*Task objective:* Return each line that holds the word "this".

##### Material shown

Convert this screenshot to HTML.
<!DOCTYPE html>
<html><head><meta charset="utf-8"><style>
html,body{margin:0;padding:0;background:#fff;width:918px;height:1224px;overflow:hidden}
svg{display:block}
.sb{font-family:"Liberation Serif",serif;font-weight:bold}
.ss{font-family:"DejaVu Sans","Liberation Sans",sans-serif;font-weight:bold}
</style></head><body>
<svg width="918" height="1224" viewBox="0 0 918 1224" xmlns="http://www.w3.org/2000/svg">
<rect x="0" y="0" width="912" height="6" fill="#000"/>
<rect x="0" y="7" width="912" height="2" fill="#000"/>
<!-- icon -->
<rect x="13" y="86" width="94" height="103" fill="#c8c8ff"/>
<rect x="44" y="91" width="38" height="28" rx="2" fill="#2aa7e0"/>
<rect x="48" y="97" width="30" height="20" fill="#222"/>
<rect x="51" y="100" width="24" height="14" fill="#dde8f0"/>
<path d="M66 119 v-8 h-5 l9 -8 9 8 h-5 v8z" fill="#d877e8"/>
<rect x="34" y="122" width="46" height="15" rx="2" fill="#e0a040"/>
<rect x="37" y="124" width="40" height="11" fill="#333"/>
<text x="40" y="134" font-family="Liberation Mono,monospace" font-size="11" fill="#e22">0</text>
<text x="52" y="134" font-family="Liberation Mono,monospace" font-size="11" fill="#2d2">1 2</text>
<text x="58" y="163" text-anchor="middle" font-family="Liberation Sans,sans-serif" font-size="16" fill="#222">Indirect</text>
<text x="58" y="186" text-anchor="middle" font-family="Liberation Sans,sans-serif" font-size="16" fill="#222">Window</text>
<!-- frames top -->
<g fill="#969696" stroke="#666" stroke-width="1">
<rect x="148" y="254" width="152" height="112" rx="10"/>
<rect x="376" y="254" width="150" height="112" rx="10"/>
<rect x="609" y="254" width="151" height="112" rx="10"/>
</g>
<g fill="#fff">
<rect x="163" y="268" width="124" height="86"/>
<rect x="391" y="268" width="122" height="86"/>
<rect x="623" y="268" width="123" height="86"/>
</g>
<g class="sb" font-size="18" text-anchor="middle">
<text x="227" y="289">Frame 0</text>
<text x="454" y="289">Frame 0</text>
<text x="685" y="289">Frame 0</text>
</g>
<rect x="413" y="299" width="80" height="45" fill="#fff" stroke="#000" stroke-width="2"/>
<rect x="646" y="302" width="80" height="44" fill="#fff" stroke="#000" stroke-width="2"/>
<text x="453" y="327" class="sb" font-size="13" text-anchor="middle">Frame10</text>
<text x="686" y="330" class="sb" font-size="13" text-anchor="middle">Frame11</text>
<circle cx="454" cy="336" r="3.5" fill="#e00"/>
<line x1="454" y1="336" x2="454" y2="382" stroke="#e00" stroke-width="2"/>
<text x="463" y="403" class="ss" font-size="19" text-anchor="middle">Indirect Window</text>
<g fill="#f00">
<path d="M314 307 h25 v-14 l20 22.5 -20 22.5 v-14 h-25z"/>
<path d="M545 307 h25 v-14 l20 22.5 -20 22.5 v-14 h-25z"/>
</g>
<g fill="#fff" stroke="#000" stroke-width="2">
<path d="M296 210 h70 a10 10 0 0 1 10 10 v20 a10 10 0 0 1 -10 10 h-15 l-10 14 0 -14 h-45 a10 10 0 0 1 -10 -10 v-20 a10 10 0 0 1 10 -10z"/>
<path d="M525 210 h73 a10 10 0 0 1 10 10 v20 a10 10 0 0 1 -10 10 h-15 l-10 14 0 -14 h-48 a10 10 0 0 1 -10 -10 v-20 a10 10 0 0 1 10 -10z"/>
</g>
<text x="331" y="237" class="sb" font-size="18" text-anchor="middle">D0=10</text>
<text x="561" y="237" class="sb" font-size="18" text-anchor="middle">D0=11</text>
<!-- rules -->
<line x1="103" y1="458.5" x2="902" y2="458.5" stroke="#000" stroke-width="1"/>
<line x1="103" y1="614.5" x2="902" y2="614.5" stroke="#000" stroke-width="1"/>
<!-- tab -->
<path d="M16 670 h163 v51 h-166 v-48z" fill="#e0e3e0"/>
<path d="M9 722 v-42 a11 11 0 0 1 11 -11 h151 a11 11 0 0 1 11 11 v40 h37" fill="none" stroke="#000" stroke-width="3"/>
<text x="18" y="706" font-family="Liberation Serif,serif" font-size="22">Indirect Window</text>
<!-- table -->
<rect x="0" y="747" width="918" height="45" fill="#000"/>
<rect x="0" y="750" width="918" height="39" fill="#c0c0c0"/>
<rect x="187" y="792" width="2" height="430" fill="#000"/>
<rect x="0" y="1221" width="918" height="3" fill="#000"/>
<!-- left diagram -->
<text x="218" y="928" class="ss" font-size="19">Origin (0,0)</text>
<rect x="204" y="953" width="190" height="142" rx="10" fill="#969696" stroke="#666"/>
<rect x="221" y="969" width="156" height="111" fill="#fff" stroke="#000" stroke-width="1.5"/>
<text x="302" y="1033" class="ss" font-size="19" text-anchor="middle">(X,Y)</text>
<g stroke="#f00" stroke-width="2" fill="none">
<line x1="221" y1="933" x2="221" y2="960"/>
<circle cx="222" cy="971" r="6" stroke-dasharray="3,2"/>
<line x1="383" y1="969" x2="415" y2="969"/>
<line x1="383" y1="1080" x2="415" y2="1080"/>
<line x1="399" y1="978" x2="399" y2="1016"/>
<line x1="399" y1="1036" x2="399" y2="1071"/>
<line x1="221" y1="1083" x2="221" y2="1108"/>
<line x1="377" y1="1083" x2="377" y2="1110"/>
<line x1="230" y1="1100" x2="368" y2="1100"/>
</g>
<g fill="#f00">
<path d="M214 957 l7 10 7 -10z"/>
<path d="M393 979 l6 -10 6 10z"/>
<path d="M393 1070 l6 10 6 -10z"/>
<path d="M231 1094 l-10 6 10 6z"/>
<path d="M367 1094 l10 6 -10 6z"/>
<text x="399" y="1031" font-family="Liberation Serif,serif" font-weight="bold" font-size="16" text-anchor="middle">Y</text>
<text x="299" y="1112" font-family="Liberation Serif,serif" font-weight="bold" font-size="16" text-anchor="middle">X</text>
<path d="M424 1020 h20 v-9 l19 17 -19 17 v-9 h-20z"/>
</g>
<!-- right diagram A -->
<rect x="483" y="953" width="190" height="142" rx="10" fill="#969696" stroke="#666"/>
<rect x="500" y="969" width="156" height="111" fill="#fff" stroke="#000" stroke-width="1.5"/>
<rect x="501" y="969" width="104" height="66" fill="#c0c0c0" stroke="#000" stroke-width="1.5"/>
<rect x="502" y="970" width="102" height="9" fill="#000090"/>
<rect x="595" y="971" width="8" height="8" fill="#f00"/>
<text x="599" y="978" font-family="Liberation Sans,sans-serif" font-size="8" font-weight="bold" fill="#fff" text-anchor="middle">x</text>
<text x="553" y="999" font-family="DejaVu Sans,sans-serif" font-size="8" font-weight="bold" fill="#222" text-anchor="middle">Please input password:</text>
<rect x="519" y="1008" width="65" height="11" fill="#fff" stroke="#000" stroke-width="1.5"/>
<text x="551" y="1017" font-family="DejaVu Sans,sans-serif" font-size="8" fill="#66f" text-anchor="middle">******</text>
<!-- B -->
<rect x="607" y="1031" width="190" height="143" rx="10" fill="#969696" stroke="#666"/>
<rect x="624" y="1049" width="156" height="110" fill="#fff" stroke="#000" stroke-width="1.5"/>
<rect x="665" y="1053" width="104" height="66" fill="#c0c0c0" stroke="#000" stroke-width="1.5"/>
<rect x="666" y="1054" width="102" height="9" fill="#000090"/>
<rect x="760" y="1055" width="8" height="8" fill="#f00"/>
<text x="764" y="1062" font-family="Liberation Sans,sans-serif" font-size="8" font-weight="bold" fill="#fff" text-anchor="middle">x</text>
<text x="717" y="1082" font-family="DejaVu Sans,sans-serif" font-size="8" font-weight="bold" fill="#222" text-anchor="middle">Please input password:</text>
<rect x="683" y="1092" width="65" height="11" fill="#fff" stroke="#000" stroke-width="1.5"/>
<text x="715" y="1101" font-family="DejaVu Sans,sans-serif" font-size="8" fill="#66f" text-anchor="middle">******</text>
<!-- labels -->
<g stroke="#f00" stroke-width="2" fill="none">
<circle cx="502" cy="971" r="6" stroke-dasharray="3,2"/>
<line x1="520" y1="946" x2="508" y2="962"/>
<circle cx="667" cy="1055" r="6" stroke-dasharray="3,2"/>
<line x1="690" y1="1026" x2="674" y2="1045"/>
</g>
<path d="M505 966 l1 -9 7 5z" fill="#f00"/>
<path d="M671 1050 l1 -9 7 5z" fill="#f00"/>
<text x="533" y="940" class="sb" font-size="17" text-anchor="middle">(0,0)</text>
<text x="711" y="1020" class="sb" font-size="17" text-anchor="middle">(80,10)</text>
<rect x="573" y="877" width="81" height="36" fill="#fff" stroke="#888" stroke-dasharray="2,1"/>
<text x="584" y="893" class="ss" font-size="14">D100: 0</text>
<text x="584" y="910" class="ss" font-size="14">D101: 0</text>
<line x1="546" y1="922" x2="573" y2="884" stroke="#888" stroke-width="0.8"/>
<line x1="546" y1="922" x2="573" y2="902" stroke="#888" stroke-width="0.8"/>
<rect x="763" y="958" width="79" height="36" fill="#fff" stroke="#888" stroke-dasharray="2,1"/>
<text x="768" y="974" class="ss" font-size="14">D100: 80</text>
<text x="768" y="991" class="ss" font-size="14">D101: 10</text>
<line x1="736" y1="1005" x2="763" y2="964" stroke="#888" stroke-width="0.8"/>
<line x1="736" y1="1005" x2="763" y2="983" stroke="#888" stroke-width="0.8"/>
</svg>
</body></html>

##########
##### Material shown

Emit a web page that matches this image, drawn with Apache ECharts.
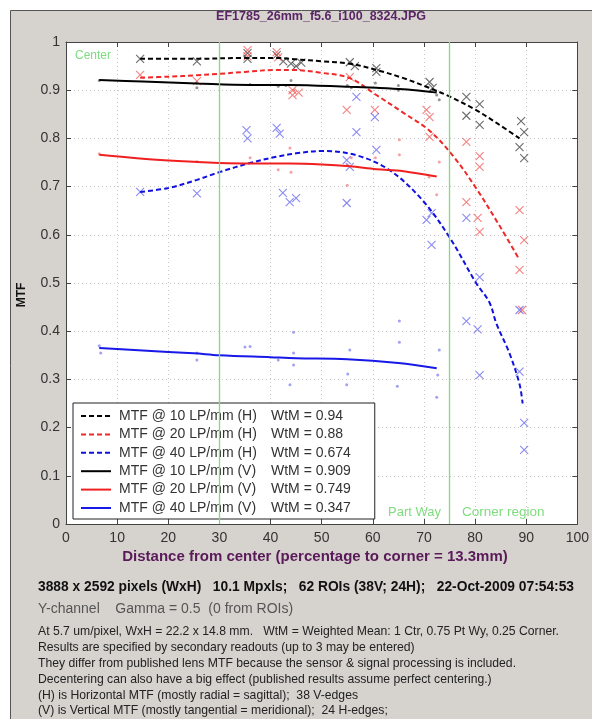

##########

*Correct result:*
Convert this screenshot to HTML.
Emit a web page that matches this image, drawn with Apache ECharts.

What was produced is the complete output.